You can probably guess what happened next. Yeah, half the tests failed.

Some were super quick to fix (typos during test creation). Some were kinda quick to fix (functionality I had removed). A few were slow to fix (wait, that should work...). And one took about a month and a half of intermittent spare time to fix. It was the basic Algebraic Data Type code:

int list :> int | (a: int),(b: int list) {
  (this).head => int { a }
  (this).tail => int list { b }
  print (this) => void {
    print this.head;
print this.tail;
  }
}

print (il: int list) => void {}

entrypoint => void {
  print 1,2,3;
}

It first blew up because of ambiguity errors between print(int list) and print(_anonymousProductType1). That ended up just being some overzealous refactoring on my part during the partial specialization work. I had removed the fanning out of implicit conversions for sum types, so the compiler didn't see the two functions as a specialization.

The second problem was more troublesome. Because of partial specialization fixes, the relationship between int list and _anonymousProductType1 was tighter. Under the covers, int list inherits from Variant<int, _anonymousProductType1>, and _anonymousProductType1 has a constructor that takes an int and an int list. That cyclic reference was biting me in the ass. The compiler was written to take an intermediate type representation and compile up a .NET type for it. I couldn't quite get the ordering right to build most of one type and then the other so that reflection didn't choke on stuff that was half-built.

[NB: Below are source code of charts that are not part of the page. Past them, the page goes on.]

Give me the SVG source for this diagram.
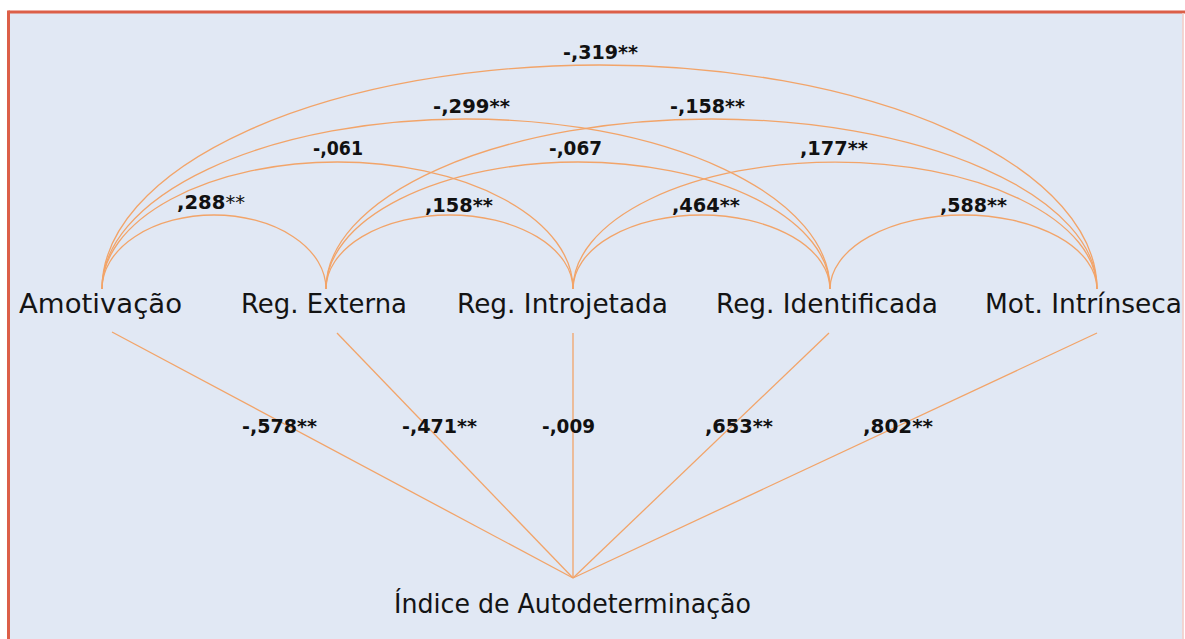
<svg xmlns="http://www.w3.org/2000/svg" width="1185" height="639" viewBox="0 0 1185 639">
<style>
.arc{fill:none;stroke:#f2a469;stroke-width:1.3}
.node{font-family:"DejaVu Sans","Liberation Sans",sans-serif;font-size:26.5px;fill:#141414}
.lbl{font-family:"DejaVu Sans","Liberation Sans",sans-serif;font-size:19px;font-weight:bold;fill:#111}
</style>
<rect x="0" y="0" width="1185" height="639" fill="#ffffff"/>
<rect x="8.5" y="12" width="1175" height="640" fill="#e1e8f4"/>
<line x1="8.5" y1="12" x2="1185" y2="12" stroke="#dc5f48" stroke-width="3"/>
<line x1="8.5" y1="10.5" x2="8.5" y2="639" stroke="#dc5f48" stroke-width="3"/>
<line x1="1183" y1="13" x2="1183" y2="639" stroke="#f6cdc6" stroke-width="1.5"/>
<g id="connectors">
<path class="arc" d="M102 289 A112 74 0 0 1 326 289"/>
<path class="arc" d="M326 289 A123.5 74 0 0 1 573 289"/>
<path class="arc" d="M573 289 A128.5 74 0 0 1 830 289"/>
<path class="arc" d="M830 289 A133.5 74 0 0 1 1097 289"/>
<path class="arc" d="M102 289 A235.5 127 0 0 1 573 289"/>
<path class="arc" d="M326 289 A252 127 0 0 1 830 289"/>
<path class="arc" d="M573 289 A262 127 0 0 1 1097 289"/>
<path class="arc" d="M102 289 A364 170 0 0 1 830 289"/>
<path class="arc" d="M326 289 A385.5 170 0 0 1 1097 289"/>
<path class="arc" d="M102 289 A497.5 224 0 0 1 1097 289"/>
<line class="arc" x1="112" y1="332" x2="573" y2="578"/>
<line class="arc" x1="337" y1="333" x2="573" y2="578"/>
<line class="arc" x1="573" y1="333" x2="573" y2="578"/>
<line class="arc" x1="829" y1="333" x2="573" y2="578"/>
<line class="arc" x1="1097" y1="333" x2="573" y2="578"/>
</g>
<g id="labels">
<text class="lbl" x="563" y="59" textLength="75" lengthAdjust="spacingAndGlyphs">-,319**</text>
<text class="lbl" x="433" y="113" textLength="77" lengthAdjust="spacingAndGlyphs">-,299**</text>
<text class="lbl" x="670" y="113" textLength="75" lengthAdjust="spacingAndGlyphs">-,158**</text>
<text class="lbl" x="313" y="155" textLength="50" lengthAdjust="spacingAndGlyphs">-,061</text>
<text class="lbl" x="549" y="155" textLength="53" lengthAdjust="spacingAndGlyphs">-,067</text>
<text class="lbl" x="800" y="155" textLength="68" lengthAdjust="spacingAndGlyphs">,177**</text>
<text class="lbl" x="177" y="209" textLength="68" lengthAdjust="spacingAndGlyphs">,288<tspan font-weight="normal">**</tspan></text>
<text class="lbl" x="425" y="212" textLength="68" lengthAdjust="spacingAndGlyphs">,158**</text>
<text class="lbl" x="672" y="212" textLength="68" lengthAdjust="spacingAndGlyphs">,464**</text>
<text class="lbl" x="940" y="212" textLength="67" lengthAdjust="spacingAndGlyphs">,588**</text>
<text class="lbl" x="242" y="433" textLength="75" lengthAdjust="spacingAndGlyphs">-,578**</text>
<text class="lbl" x="402" y="433" textLength="75" lengthAdjust="spacingAndGlyphs">-,471**</text>
<text class="lbl" x="542" y="433" textLength="53" lengthAdjust="spacingAndGlyphs">-,009</text>
<text class="lbl" x="705" y="433" textLength="68" lengthAdjust="spacingAndGlyphs">,653**</text>
<text class="lbl" x="863" y="433" textLength="70" lengthAdjust="spacingAndGlyphs">,802**</text>
</g>
<g id="node-amotivacao"><text class="node" x="19" y="313" textLength="163" lengthAdjust="spacingAndGlyphs">Amotivação</text></g>
<g id="node-reg-externa"><text class="node" x="241" y="313" textLength="166" lengthAdjust="spacingAndGlyphs">Reg. Externa</text></g>
<g id="node-reg-introjetada"><text class="node" x="457" y="313" textLength="211" lengthAdjust="spacingAndGlyphs">Reg. Introjetada</text></g>
<g id="node-reg-identificada"><text class="node" x="716" y="313" textLength="222" lengthAdjust="spacingAndGlyphs">Reg. Identificada</text></g>
<g id="node-mot-intrinseca"><text class="node" x="985" y="313" textLength="197" lengthAdjust="spacingAndGlyphs">Mot. Intrínseca</text></g>
<g id="node-indice"><text class="node" x="394" y="613" font-size="25" textLength="357" lengthAdjust="spacingAndGlyphs">Índice de Autodeterminação</text></g>
</svg>
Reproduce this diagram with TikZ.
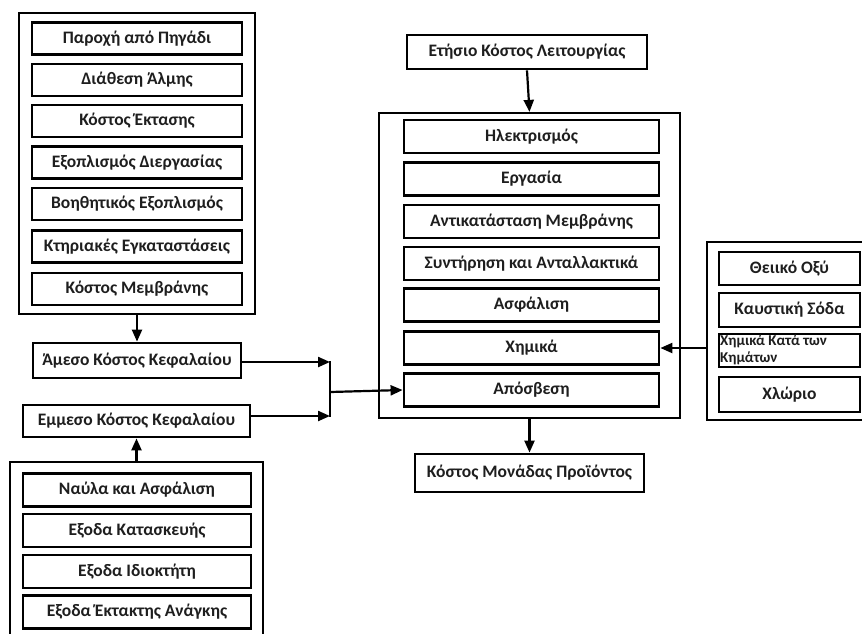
\documentclass[tikz,border=0pt]{standalone}
\usepackage{fontspec}
\setmainfont{Carlito}
\usetikzlibrary{arrows.meta}
\definecolor{ink}{HTML}{1E1E1E}
\begin{document}
\begin{tikzpicture}[x=1pt,y=-1pt,
  group/.style={draw=black,line width=2.2pt,inner sep=0pt},
  item/.style={draw=black,line width=2.8pt,inner sep=0pt,text=ink,
    font=\fontsize{17.5}{20}\selectfont\bfseries},
  link/.style={line width=2.2pt,-{Triangle[length=12pt,width=10pt]}},
  wire/.style={line width=2.2pt}]
\path[use as bounding box,clip] (0,0) rectangle (862,633);

% capital cost components (top left)
\node[group,minimum width=236pt,minimum height=301pt] (capbox) at (137,163.5) {};
\foreach \n/\y/\t in {c1/38.5/Παροχή από Πηγάδι, c2/80/Διάθεση Άλμης, c3/121/Κόστος Έκτασης,
  c4/162.5/Εξοπλισμός Διεργασίας, c5/204/Βοηθητικός Εξοπλισμός,
  c6/246.5/Κτηριακές Εγκαταστάσεις, c7/289/Κόστος Μεμβράνης}
  \node[item,minimum width=210pt,minimum height=32pt] (\n) at (137,\y) {\t};

\node[item,minimum width=208pt,minimum height=35pt] (direct) at (137,360.5) {Άμεσο Κόστος Κεφαλαίου};
\node[item,minimum width=227pt,minimum height=32pt] (indirect) at (136.5,421) {Εμμεσο Κόστος Κεφαλαίου};

% indirect cost components (bottom left)
\node[group,minimum width=253pt,minimum height=196pt] (indbox) at (136.5,560) {};
\foreach \n/\y/\t in {i1/490/Ναύλα και Ασφάλιση, i2/530.5/Εξοδα Κατασκευής,
  i3/571.5/Εξοδα Ιδιοκτήτη, i4/612/Εξοδα Έκτακτης Ανάγκης}
  \node[item,minimum width=228pt,minimum height=33pt] (\n) at (137,\y) {\t};

% annual operating cost
\node[item,minimum width=240pt,minimum height=34pt] (annual) at (527,52) {Ετήσιο Κόστος Λειτουργίας};
\node[group,minimum width=301pt,minimum height=305pt] (opbox) at (529.5,265.5) {};
\foreach \n/\y/\t in {o1/136.5/Ηλεκτρισμός, o2/179/Εργασία, o3/221.5/Αντικατάσταση Μεμβράνης,
  o4/263.5/Συντήρηση και Ανταλλακτικά, o5/305/Ασφάλιση, o6/348/Χημικά, o7/390/Απόσβεση}
  \node[item,minimum width=255pt,minimum height=33pt] (\n) at (531.5,\y) {\t};

\node[item,minimum width=229pt,minimum height=38pt] (unit) at (529.5,473) {Κόστος Μονάδας Προϊόντος};

% chemicals (right)
\node[group,minimum width=193pt,minimum height=178pt] (chembox) at (803.5,331) {};
\node[item,minimum width=141pt,minimum height=33pt] (h1) at (789.5,268.5) {Θειικό Οξύ};
\node[item,minimum width=141pt,minimum height=34pt] (h2) at (789.5,310) {Καυστική Σόδα};
\node[item,minimum width=141pt,minimum height=33pt] (h3) at (789.5,350.5) {};
\node[anchor=north west,inner sep=0pt,align=left,text=ink,
  font=\fontsize{15}{17}\selectfont\bfseries] (h3text) at (720,335) {Χημικά Κατά των\\Κημάτων};
\node[item,minimum width=141pt,minimum height=35pt] (h4) at (789.5,394.5) {Χλώριο};

% connectors
\coordinate (jx) at (330,392);
\draw[link] (capbox.south) -- (direct.north);
\draw[link] (indbox.north) -- (indirect.south);
\draw[link] (direct.east |- 0,362) -- (330,362);
\draw[link] (indirect.east |- 0,416) -- (330,416);
\draw[wire] (330,361) -- (330,417);
\draw[link] (jx) -- (o7.west);
\draw[link] (annual.south) -- (opbox.north);
\draw[link] (opbox.south) -- (unit.north);
\draw[link] (chembox.west |- o6.east) -- (o6.east);
\end{tikzpicture}
\end{document}
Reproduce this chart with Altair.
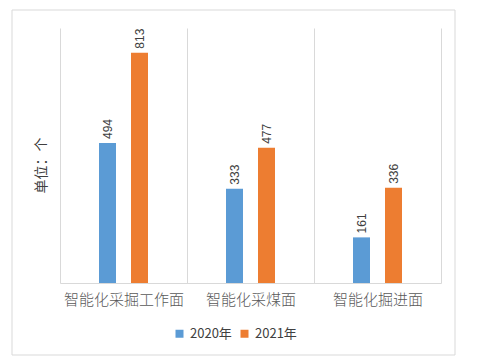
import altair as alt
import pandas as pd

categories = ["智能化采掘工作面", "智能化采煤面", "智能化掘进面"]
years = ["2020年", "2021年"]
values_2020 = [494, 333, 161]
values_2021 = [813, 477, 336]
colors = ["#5B9BD5", "#ED7D31"]

rows = []
for c, v0, v1 in zip(categories, values_2020, values_2021):
    rows.append({"cat": c, "year": years[0], "value": v0})
    rows.append({"cat": c, "year": years[1], "value": v1})
df = pd.DataFrame(rows)

W, H = 381, 255
FONT = "Noto Sans CJK SC"

x_enc = alt.X("cat:N", sort=categories, title=None,
              scale=alt.Scale(paddingInner=0, paddingOuter=0),
              axis=alt.Axis(grid=True, tickBand="extent", gridColor="#d9d9d9",
                            domainColor="#d9d9d9", ticks=False, labelAngle=0,
                            labelFontSize=15, labelColor="#595959", labelFont=FONT,
                            labelFontWeight=300, labelPadding=9))
y_enc = alt.Y("value:Q", scale=alt.Scale(domain=[0, 900]),
              axis=alt.Axis(title="单位：个", labels=False, ticks=False, domain=False,
                            grid=False, titleFontSize=14, titleFont=FONT,
                            titleColor="#404040", titleFontWeight="normal",
                            titlePadding=12, titleY=137))
xo = alt.XOffset("year:N", sort=years,
                 scale=alt.Scale(range=[39, 88], paddingInner=0.46875, paddingOuter=0))
color = alt.Color("year:N", sort=years, scale=alt.Scale(domain=years, range=colors),
                  legend=alt.Legend(title=None, orient="none", direction="horizontal",
                                    legendX=113, legendY=299, symbolType="square",
                                    symbolSize=64, symbolStrokeWidth=0,
                                    labelFontSize=13, labelFont=FONT,
                                    labelColor="#404040", columnPadding=6))

base = alt.Chart(df)
bars = base.mark_bar().encode(x=x_enc, xOffset=xo, y=y_enc, color=color)
labels = base.mark_text(angle=270, align="left", baseline="middle", dx=4,
                        fontSize=12, font="Liberation Sans", color="#404040").encode(
    x=alt.X("cat:N", sort=categories), xOffset=xo, y="value:Q", text="value:Q")

border = alt.Chart(pd.DataFrame({"a": [0]})).mark_rect(
    fill=None, stroke="#d9d9d9", strokeWidth=1).encode(
    x=alt.value(-48), x2=alt.value(395), y=alt.value(-18), y2=alt.value(327))

chart = alt.layer(border, bars, labels).properties(
    width=W, height=H,
    autosize=alt.AutoSizeParams(type="none"),
    padding={"left": 52, "top": 20, "right": 20, "bottom": 76},
).configure_view(stroke=None)

chart.save("out.html", embed_options={"renderer": "svg", "actions": False})
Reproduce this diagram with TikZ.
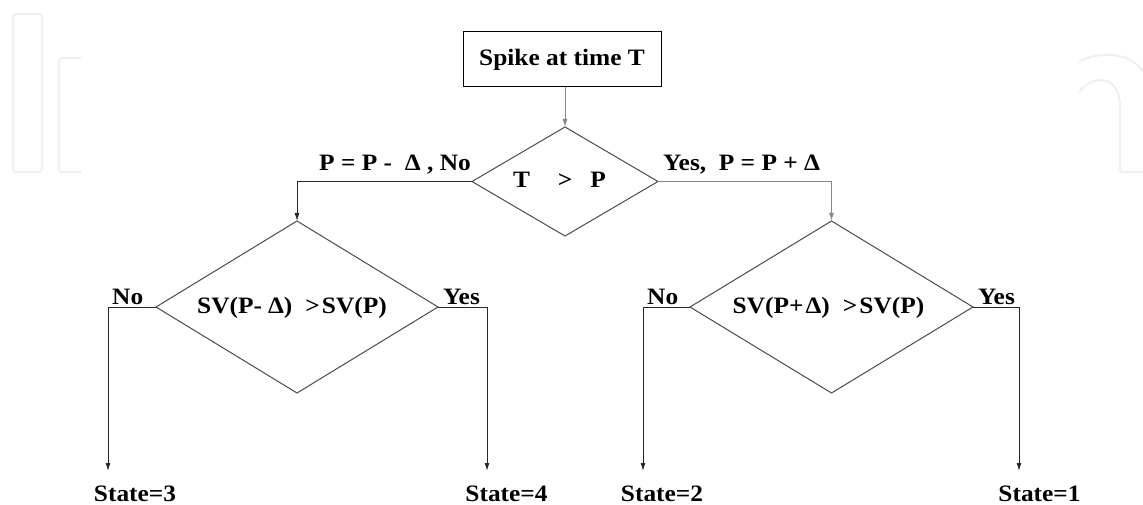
\documentclass[tikz,border=0pt]{standalone}
\usepackage{fontspec}
\setmainfont{Liberation Serif}
\newfontfamily\widefont[FakeStretch=1.08]{Liberation Serif}
\usetikzlibrary{shapes.geometric,arrows.meta}
\definecolor{wm}{RGB}{239,241,241}
\definecolor{lg}{RGB}{135,135,135}
\definecolor{dg}{RGB}{75,75,75}
\definecolor{ln}{RGB}{40,40,40}
\begin{document}
\begin{tikzpicture}[x=1pt,y=-1pt,
  txt/.style={font=\widefont\fontsize{23.5}{28}\selectfont\bfseries, inner sep=0pt},
  dec/.style={draw=dg, line width=1pt, shape=diamond, inner sep=0pt, outer sep=0pt},
  conn/.style={line width=1pt},
  arr/.style={conn,-{Latex[length=8pt,width=5pt]}},
  wmline/.style={draw=wm, line width=2.2pt, rounded corners=3pt}]
\useasboundingbox (0,0) rectangle (1143,505);
% faint watermark
\draw[wmline] (13,14) rectangle (42,172);
\draw[wmline] (81,58) -- (59,58) -- (59,172) -- (81,172);
\draw[wmline] (1079,62) .. controls (1095,52) and (1130,50) .. (1143,72);
\draw[wmline] (1079,92) .. controls (1090,76) and (1120,72) .. (1120,110) -- (1120,172) -- (1143,172);
% nodes
\node[draw, line width=1pt, minimum width=198pt, minimum height=55pt, inner sep=0pt, outer sep=0pt, txt] (start) at (562,59.5) {Spike at time T};
\node[dec, minimum width=186pt, minimum height=109pt] (d1) at (565,181.5) {};
\node[txt] (d1t) at (559.5,180) {T\hspace{28pt}>\hspace{18pt}P};
\node[dec, minimum width=282pt, minimum height=172pt] (d2) at (297,307) {};
\node[dec, minimum width=283pt, minimum height=172pt] (d3) at (831.5,307) {};
\node[txt, anchor=base] (d2t) at (292,313) {SV(P-\hspace{6pt}Δ)\hspace{13pt}>\hspace{2pt}SV(P)};
\node[txt, anchor=base] (d3t) at (828.5,313) {SV(P+\hspace{2pt}Δ)\hspace{13pt}>\hspace{2pt}SV(P)};
\node[txt, anchor=base east] (lno) at (471,171) {P = P -\ \ Δ , No};
\node[txt, anchor=base west] (ryes) at (663,171) {Yes,\ \ P = P +\ Δ};
\node[txt, anchor=base west] (d2no) at (112,304) {No};
\node[txt, anchor=base west] (d2yes) at (443,304) {Yes};
\node[txt, anchor=base west] (d3no) at (647,304) {No};
\node[txt, anchor=base west] (d3yes) at (978,304) {Yes};
\node[txt, anchor=base] (s3) at (135,501) {State=3};
\node[txt, anchor=base] (s4) at (506.5,501) {State=4};
\node[txt, anchor=base] (s2) at (662,501) {State=2};
\node[txt, anchor=base] (s1) at (1039.5,501) {State=1};
% arrow end points
\coordinate (a3) at (108,471);
\coordinate (a4) at (487,471);
\coordinate (a2) at (643,471);
\coordinate (a1) at (1019,471);
% connectors
\draw[arr, lg] (start.south -| d1.north) -- (d1.north);
\draw[arr, ln] (d1.west) -- (d2.north |- d1.west) -- (d2.north);
\draw[arr, lg] (d1.east) -- (d3.north |- d1.east) -- (d3.north);
\draw[arr, ln] (d2.west) -- (a3 |- d2.west) -- (a3);
\draw[arr, ln] (d2.east) -- (a4 |- d2.east) -- (a4);
\draw[arr, ln] (d3.west) -- (a2 |- d3.west) -- (a2);
\draw[arr, ln] (d3.east) -- (a1 |- d3.east) -- (a1);
\end{tikzpicture}
\end{document}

In the end, I ended up having to take a bit of the nuclear option and change how the code generation worked. Now the compiler will populate all of the TypeBuilders and pretty much always work with half-built types until function generation at which point it uses AppDomain events to build the types in the right order. (taken from this SO answer) I think that this may cause me problems when types get more member methods, and it has made stuff a bit messy.

But at least now all my tests pass and things are stable again. Next on the docket is likely local variables.